I'm not sure I agree that case_when doesn't belong in dplyr. One of the goals of dplyr is to provide you a way to do the same thing both in-memory and on a remote DB. And in pretty much every DB you have this construct, so it make sense to have it in the same package.

That being said, what kind of functionality do you think might be in this lighter package along with case_when?

hoelk · August 2, 2018, 9:24am

dplyr requires RCPP, takes quite a while to compile, and comes with quite a few other dependencies.
data.table is written in C and only requires methods, which is a base R package

I am not sure, where it would fit better, that's why I am asking. There is also a tidyverse vector package coming up.

mishabalyasin · August 2, 2018, 9:46am

That's true, but I already had problems with installing data.table on different machines, even though it requires fewer dependencies, so that's why I've said it. But you are right, dplyr is really slow to install.

What is this vector package you've mentioned? I don't see it in tidyverse github.

mara · August 2, 2018, 10:27am

It's an experimental package in r-lib. case_when() doesn't really fit into the vectors wheelhouse, from my understanding.

hoelk · August 2, 2018, 10:46am

I stalk headly a lot on github ;). I personally prefer data.table for most applications, but even if I didn't, the rest of our statistics unit works with data.table so it makes sense not to force dplyr on them.

@mara right now I also think it fits best in dplyr, I just find it a bit sad because it's really useful outside dplyr, and dplyr has (comperatively) heavy dependencies.

jcblum · August 2, 2018, 12:55pm

Well, this is open source software (MIT license, specifically)... you can always fork just case_when() into a small utility package of your own.

hoelk · August 2, 2018, 1:44pm

that's not a bad idea actually

hoelk · August 8, 2018, 12:33pm

In case anyone follows this and cares, it was remarkably easy to extract case_when from dplyr. I published a package on github now but I will eventually try to get it on cran after some testing

hoelk · August 10, 2018, 2:40pm

Hmm i would like to submit my case_when/if_else fork to CRAN now. I added

Copyright (c) for portions of lest are held by RStudio and others, 2013-2015 as part of the project dplyr.

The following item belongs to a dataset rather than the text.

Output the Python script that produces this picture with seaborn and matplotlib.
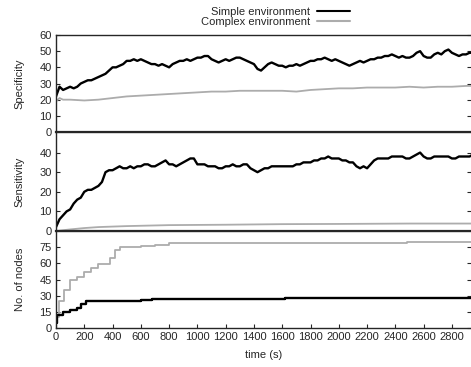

to my LICENSE.md. is this sufficient attribution for you @hadley ? It is really mainly a copy and paste job from dplyr except for replacing some rlang and glue calls with base equivalents.

cderv · August 10, 2018, 3:49pm

Hey,

Know that there is a project for providing dplyr verbs without the dependencies. Your needs and ideas for lest could be interesting and fits in it

hoelk · August 10, 2018, 4:04pm

Hmm I've come across noplyr before but the scope is a bit different. I care about case_when() and if_else() especially because they are so useful outside the dplyr context. A package that is closer to what I want to achieve is freebase (calling @hrbrmstr), but that one also has a slightly different focus with its "usethis for utility functions" approach.

cderv · August 10, 2018, 4:09pm

Yes, {freebase} is a similar and both README mentioned each other. {freebase} is more for package developer to easily add the functions with no dependencies in their packages. It is why I only mentionned the first as you are more oriented toward users from my understanding.

I think you could fit in one of them, or at least they could benefit you.

hoelk · August 10, 2018, 9:59pm

Thanks for the hints, I was actually planning on asking @hrbrmst whether he wanted to copy my modified case_when() to freebase.

Despite that I think those two functions make up a nice piece of functionality that stand on its own. I am kinda wondering if it would be possible to make a more efficient version of case_when() based on data.table's subset assignment feature though...